Designing the Next Generation of Sustainable AI Infrastructure

The long-term solution to the infrastructure dilemma will likely involve a combination of strategies rather than a single technological breakthrough. Data center operators are already exploring several approaches to make AI infrastructure more sustainable. Improving hardware efficiency is one priority. New generations of GPUs and AI accelerators are being designed to deliver higher performance per watt. Software optimization is also helping reduce the computational resources required for certain workloads.

Organizations are also experimenting with workload scheduling strategies that align compute-intensive tasks with periods of lower grid demand or higher renewable energy availability.  At the facility level, modular data center designs are emerging as a flexible approach for scaling infrastructure while maintaining energy efficiency.

These innovations highlight an important point. The AI infrastructure boom does not have to come at the expense of sustainability goals. However, achieving that balance will require careful planning, investment, and collaboration across the technology ecosystem.

The Race Between Innovation and Responsibility

AI is rapidly transforming industries, unlocking new possibilities for automation, research, and decision-making. At the same time, the infrastructure required to support this transformation is reshaping the global data center landscape. As organizations continue to deploy larger AI models and expand compute capacity, the pressure on energy systems will only increase.
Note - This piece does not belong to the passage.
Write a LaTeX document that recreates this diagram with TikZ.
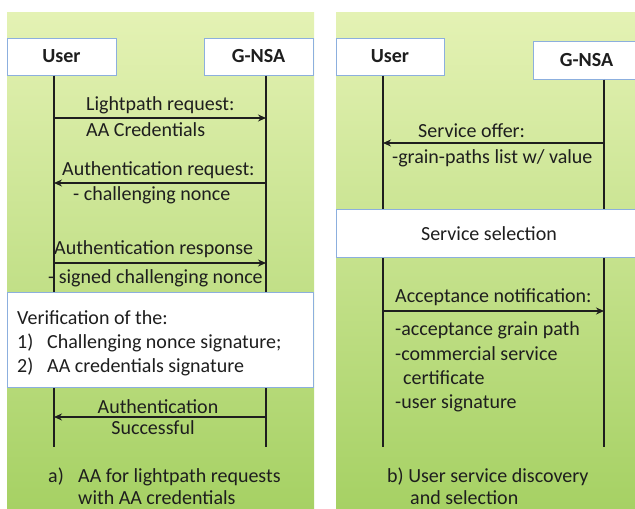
\documentclass[tikz,border=0pt]{standalone}
\usepackage{fontspec}
\setmainfont{Carlito}
\usetikzlibrary{arrows.meta}
\definecolor{paneltop}{RGB}{228,242,180}
\definecolor{panelbot}{RGB}{166,209,100}
\definecolor{boxline}{RGB}{140,175,222}
\definecolor{ink}{RGB}{30,30,30}
\begin{document}
\begin{tikzpicture}[x=1pt,y=-1pt,
  actor/.style={draw=boxline,line width=1pt,fill=white,text=ink,font=\fontsize{20}{22}\selectfont\bfseries,inner sep=0pt},
  band/.style={draw=boxline,line width=1pt,fill=white,inner sep=0pt},
  lifeline/.style={line width=1.6pt,draw=ink},
  msg/.style={line width=1.6pt,draw=ink,-{Stealth[length=8pt,width=7pt]}},
  lbl/.style={font=\fontsize{20}{22}\selectfont,text=ink,anchor=west,inner sep=0pt},
  ctr/.style={font=\fontsize{20}{22}\selectfont,text=ink,inner sep=0pt},
  captxt/.style={font=\fontsize{20}{22}\selectfont,text=ink,anchor=west,inner sep=0pt}]
\useasboundingbox (0,0) rectangle (635,509);
\fill[white] (0,0) rectangle (635,509);
% panels
\shade[top color=paneltop,bottom color=panelbot] (7,12) rectangle (314,509);
\shade[top color=paneltop,bottom color=panelbot] (336,12) rectangle (635,509);

% ---------- panel a ----------
\node[actor,minimum width=109pt,minimum height=37pt] (UA) at (61.5,56.5) {User};
\node[actor,minimum width=109pt,minimum height=37pt] (GA) at (258.5,56.5) {G-NSA};
\coordinate (uAend) at (54,447);
\coordinate (gAend) at (266,447);
\draw[lifeline] (UA.south -| uAend) -- (uAend);
\draw[lifeline] (GA.south -| gAend) -- (gAend);

\coordinate (a1u) at (54,118);  \coordinate (a1g) at (266,118);
\coordinate (a2u) at (54,183);  \coordinate (a2g) at (266,183);
\coordinate (a3u) at (54,263);  \coordinate (a3g) at (266,263);
\coordinate (a4u) at (54,417);  \coordinate (a4g) at (266,417);
\draw[msg] (a1u) -- (a1g);
\draw[msg] (a2g) -- (a2u);
\draw[msg] (a3u) -- (a3g);
\draw[msg] (a4g) -- (a4u);

\node[lbl] (t1a) at (86,105) {Lightpath request:};
\node[lbl] (t1b) at (86,130) {AA Credentials};
\node[lbl] (t2a) at (62,170) {Authentication request:};
\node[lbl] (t2b) at (73,195) {- challenging nonce};
\node[lbl] (t3a) at (54,249) {Authentication response};
\node[lbl] (t3b) at (48,278) {- signed challenging nonce};

\node[band,minimum width=306pt,minimum height=95pt] (VB) at (160,339.5) {};
\node[lbl] (v0) at (17,318) {Verification of the:};
\node[lbl] (v1n) at (17,343) {1)};
\node[lbl] (v1) at (47,343) {Challenging nonce signature;};
\node[lbl] (v2n) at (17,367) {2)};
\node[lbl] (v2) at (47,367) {AA credentials signature};

\node[ctr] (t4a) at (158,407) {Authentication};
\node[ctr] (t4b) at (153,428) {Successful};

\node[captxt] (ca) at (48,477) {a)};
\node[captxt] (cat) at (78,477) {AA for lightpath requests};
\node[captxt] (cat2) at (78,498) {with AA credentials};

% ---------- panel b ----------
\node[actor,minimum width=108pt,minimum height=37pt] (UB) at (390,56.5) {User};
\node[actor,minimum width=107pt,minimum height=38pt] (GB) at (586.5,60) {G-NSA};
\coordinate (uBend) at (383,447);
\coordinate (gBend) at (604,447);
\draw[lifeline] (UB.south -| uBend) -- (uBend);
\draw[lifeline] (GB.south -| gBend) -- (gBend);

\coordinate (b1u) at (383,143);  \coordinate (b1g) at (604,143);
\coordinate (b2u) at (383,311);  \coordinate (b2g) at (604,311);
\draw[msg] (b1g) -- (b1u);
\draw[msg] (b2u) -- (b2g);

\node[band,minimum width=304pt,minimum height=48pt] (SS) at (488,233) {};
\node[ctr] (sst) at (489,234) {Service selection};

\node[lbl] (s1a) at (418,131) {Service offer:};
\node[lbl] (s1b) at (392,158) {-grain-paths list w/ value};
\node[lbl] (s2a) at (395,297) {Acceptance notification:};
\node[lbl] (s2b) at (395,330) {-acceptance grain path};
\node[lbl] (s2c) at (395,354) {-commercial service};
\node[lbl] (s2d) at (403,378) {certificate};
\node[lbl] (s2e) at (395,403) {-user signature};

\node[captxt] (cb) at (387,477) {b) User service discovery};
\node[captxt] (cb2) at (410,498) {and selection};
\end{tikzpicture}
\end{document}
The challenge facing the technology industry is clear. Innovation must move forward without compromising environmental responsibility. The companies that succeed in this balancing act will likely define the next generation of AI infrastructure. Sustainable data centers, renewable energy integration, and more efficient hardware architectures will all play a role in shaping the future of AI at scale. The race between AI innovation and sustainability targets has already begun, and the outcome will influence not only the future of technology, but also the future of global energy consumption.